Exercise details >> Pictures are not part of the copy. Retype the lines from the first one through the line that contains "import plotly.graph_objects as go".

Dataset excerpt >>
※

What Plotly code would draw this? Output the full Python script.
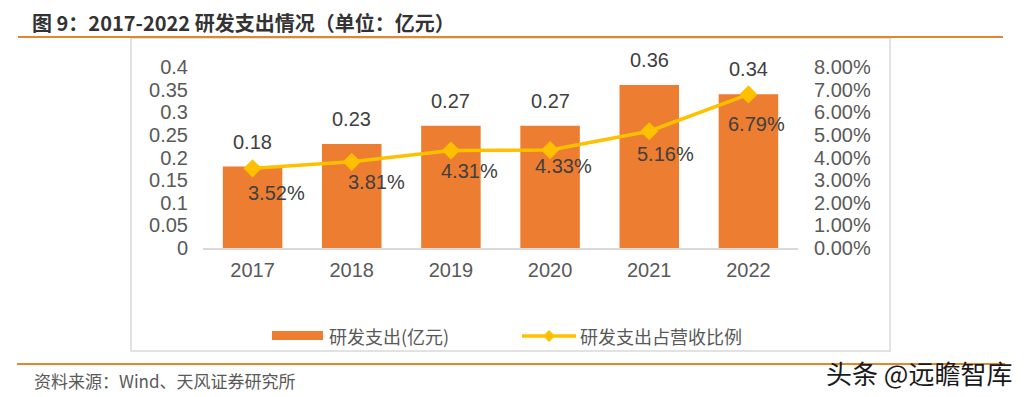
import plotly.graph_objects as go

# ---------------- data ----------------
years = ["2017", "2018", "2019", "2020", "2021", "2022"]
rd_spend = [0.18, 0.23, 0.27, 0.27, 0.36, 0.34]          # 亿元
rd_ratio = [0.0352, 0.0381, 0.0431, 0.0433, 0.0516, 0.0679]  # 占营收比例
bar_labels = ["0.18", "0.23", "0.27", "0.27", "0.36", "0.34"]
ratio_labels = ["3.52%", "3.81%", "4.31%", "4.33%", "5.16%", "6.79%"]

# label offsets (pixels) for the percentage labels, as placed in the reference
ratio_dx = [24, 25, 19, 13, 16, 8]
ratio_dy = [25, 20, 21, 16, 23, 30]

title_text = "图 9：2017-2022 研发支出情况（单位：亿元）"
legend_bar = "研发支出(亿元)"
legend_line = "研发支出占营收比例"
source_text = "资料来源：Wind、天风证券研究所"
watermark = "头条 @远瞻智库"

# ---------------- layout geometry ----------------
PAGE_OFF = 8                    # default body margin of the html page
W, H = 1025 - PAGE_OFF, 397 - PAGE_OFF
L, R, T, B = 203, 798, 67, 248  # plot area in page pixels


def px(x):
    return (x - L) / (R - L)


def py(y):
    return (B - y) / (B - T)


BAR = "#ED7D31"
LINE = "#FFC000"
TICK = "#595959"
LAB = "#404040"
NUMFONT = "Liberation Sans, Arial, sans-serif"
CJK = "Noto Sans CJK SC"

fig = go.Figure()
fig.add_trace(go.Bar(
    x=years, y=rd_spend, marker=dict(color=BAR, line=dict(width=0)),
    name=legend_bar, showlegend=False, hoverinfo="skip",
))
fig.add_trace(go.Scatter(
    x=years, y=rd_ratio, yaxis="y2", mode="lines+markers",
    line=dict(color=LINE, width=3.5),
    marker=dict(symbol="diamond", size=14, color=LINE),
    name=legend_line, showlegend=False, hoverinfo="skip",
))

annotations = []
# on a category axis, annotations are positioned by category index
for i, (v, t) in enumerate(zip(rd_spend, bar_labels)):
    annotations.append(dict(
        x=i, y=v, xref="x", yref="y", text=t, showarrow=False,
        yanchor="bottom", yshift=12,
        font=dict(family=NUMFONT, size=20, color=LAB),
    ))
for i, (v, t, dx, dy) in enumerate(zip(rd_ratio, ratio_labels, ratio_dx, ratio_dy)):
    annotations.append(dict(
        x=i, y=v, xref="x", yref="y2", text=t, showarrow=False,
        xshift=dx, yshift=-dy,
        font=dict(family=NUMFONT, size=20, color=LAB),
    ))

# title / legend / source / watermark
annotations += [
    dict(x=px(31), y=py(22.5), xref="paper", yref="paper", text="<b>" + title_text + "</b>",
         showarrow=False, xanchor="left", yanchor="middle", borderpad=0,
         font=dict(family=CJK, size=20, color="#333333")),
    dict(x=px(327), y=py(336), xref="paper", yref="paper", text=legend_bar,
         showarrow=False, xanchor="left", yanchor="middle",
         font=dict(family=CJK, size=18, color=TICK)),
    dict(x=px(578), y=py(336), xref="paper", yref="paper", text=legend_line,
         showarrow=False, xanchor="left", yanchor="middle",
         font=dict(family=CJK, size=18, color=TICK)),
    dict(x=px(32), y=py(380), xref="paper", yref="paper", text=source_text,
         showarrow=False, xanchor="left", yanchor="middle",
         font=dict(family=CJK, size=17, color=TICK)),
    dict(x=px(1014), y=py(372), xref="paper", yref="paper", text=watermark,
         showarrow=False, xanchor="right", yanchor="middle",
         font=dict(family=CJK, size=26, color="#1a1a1a")),
]

shapes = [
    # chart frame
    dict(type="rect", xref="paper", yref="paper", x0=px(131), x1=px(890), y0=py(38), y1=py(351),
         line=dict(color="#D9D9D9", width=1.5), fillcolor="rgba(0,0,0,0)", layer="below"),
    # top orange rule
    dict(type="line", xref="paper", yref="paper", x0=px(18), x1=px(1003), y0=py(37), y1=py(37),
         line=dict(color="#E4862F", width=2)),
    # bottom orange rule
    dict(type="line", xref="paper", yref="paper", x0=px(17), x1=px(1005), y0=py(364), y1=py(364),
         line=dict(color="#E4862F", width=2)),
    # legend: bar swatch
    dict(type="rect", xref="paper", yref="paper", x0=px(272), x1=px(323), y0=py(331), y1=py(340),
         line=dict(width=0), fillcolor=BAR),
    # legend: line swatch
    dict(type="line", xref="paper", yref="paper", x0=px(522), x1=px(576), y0=py(336), y1=py(336),
         line=dict(color=LINE, width=3.5)),
    dict(type="path", xref="paper", yref="paper",
         path=f"M {px(543)},{py(336)} L {px(549)},{py(330)} L {px(555)},{py(336)} L {px(549)},{py(342)} Z",
         line=dict(width=0), fillcolor=LINE),
]

fig.update_layout(
    width=W, height=H,
    margin=dict(l=L - PAGE_OFF, r=W - (R - PAGE_OFF), t=T - PAGE_OFF, b=H - (B - PAGE_OFF), pad=0),
    paper_bgcolor="white", plot_bgcolor="white",
    bargap=0.4,
    showlegend=False,
    xaxis=dict(
        type="category", range=[-0.5, len(years) - 0.5],
        showgrid=False, zeroline=False,
        showline=True, linecolor="#D9D9D9", linewidth=1.5,
        ticks="", ticklabelstandoff=3,
        tickfont=dict(family=NUMFONT, size=20, color=TICK),
    ),
    yaxis=dict(
        range=[0, 0.4], dtick=0.05, tick0=0, showgrid=False, zeroline=False,
        showline=False, ticks="", ticklabelstandoff=14,
        tickfont=dict(family=NUMFONT, size=20, color=TICK),
    ),
    yaxis2=dict(
        range=[0, 0.08], dtick=0.01, tick0=0, tickformat=".2%",
        overlaying="y", side="right", showgrid=False, zeroline=False,
        showline=False, ticks="", ticklabelstandoff=15,
        tickfont=dict(family=NUMFONT, size=20, color=TICK),
    ),
    annotations=annotations,
    shapes=shapes,
)

fig.write_html("out.html")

※

Task response >>
What Plotly code would draw this? Output the full Python script.
import plotly.graph_objects as go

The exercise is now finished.